Thanks for bringing up the deletion of the answer of background for reading Wittgenstein.
(I am assuming its my answer we are talking of)
These are the...
Facts from my side
- A person who has asked just two questions so far on phil-SE
- Who in his earlier question admited to being 15 years old(!)
- That earlier question has a single +4 accepted answer by myself which elaborates on the link between Wittgenstein and linguistic relativity. (That's not to boast but to simply point out that that Wittgenstein-related answer was found helpful by this young man)
- Was followed a few days later by this question expressing a wish but also with trepidation of grappling with Wittgenstein on his own territory, ie un-watered down.
Taking all these factors into account, in order to encourage this young man – there's only one chance one gets at being a 15-year old! – I encouraged him to "dive in the deep end".
[Personal note: My grandpa dunked me into Socratic dialogues in my teens – one of the many things for which I thank gpa. Yes Wittgenstein is harder than Plato but (I maintain) the hardness is inherent and not from lack of background reading]
@Eliran objected to the connection:
Wittgenstein → Spinoza → Euclid
following
Tractatus Logico-philosophicus → Tractatus Theologico-politicus → Axiomatic method
To answer this objection I found it necessary to
Orthogonalize the form of the Tractatus from the content
In adding that addendum I
thought it necessary to show the history:
TLP → Tolstoy's gospels → Original gospels → Christianity → Religion
And ended with a sarcastic remark about those who dislike admitting this connection.
Up to this point I believe it received 4 downvotes and 3 upvotes
Next I found...
Answer deleted!
...by a moderator.
Assuming that the sarcastic comment was the offender, I deleted it and flagged it.
Here is my flag comment
I'm not quite sure why my post was deleted.
Yeah there was a sarcastic comment; note that it was not against Christians but against those who get all riled up if Christianity specifically and religion(s) generally are juxtaposed with their favorite figures, in this case Wittgenstein.
In any case Ive removed that last para
I hope that removes whatever is objectionable
No response
When I checked, the flag was marked as "helpful". I've no idea how to interpret that!

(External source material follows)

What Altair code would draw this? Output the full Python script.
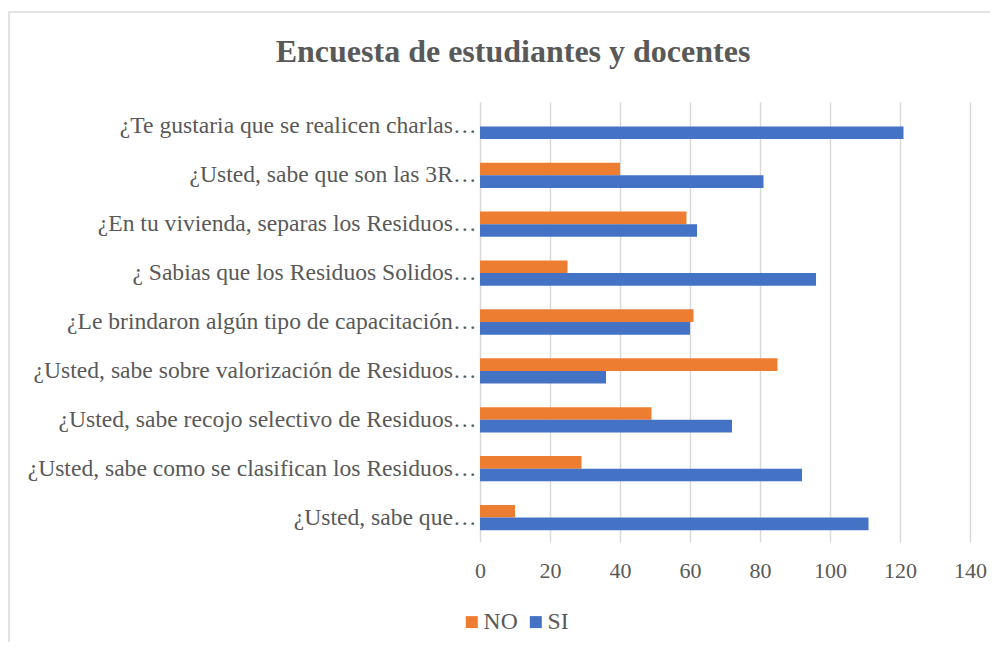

I'd like to say that my answer should be restored because it
- Encourages a 15 year old
- Distinguishes form and content
- Highlights an accepted divergence in Wittgenstein community between how far he is a logical positivist and how far he approves mysticism
- Note the divergence is acknowledged in the Wittgenstein tag on this site itself:
Ludwig Josef Johann Wittgenstein (1889 – 1951) was an Austrian-British philosopher, professor in philosophy at the University of Cambridge (1939-1947). He worked in foundations of mathematics and on mathematical logic, the philosophy of mind, and the philosophy of language. He played a central, if controversial, role in 20th-century analytic philosophy.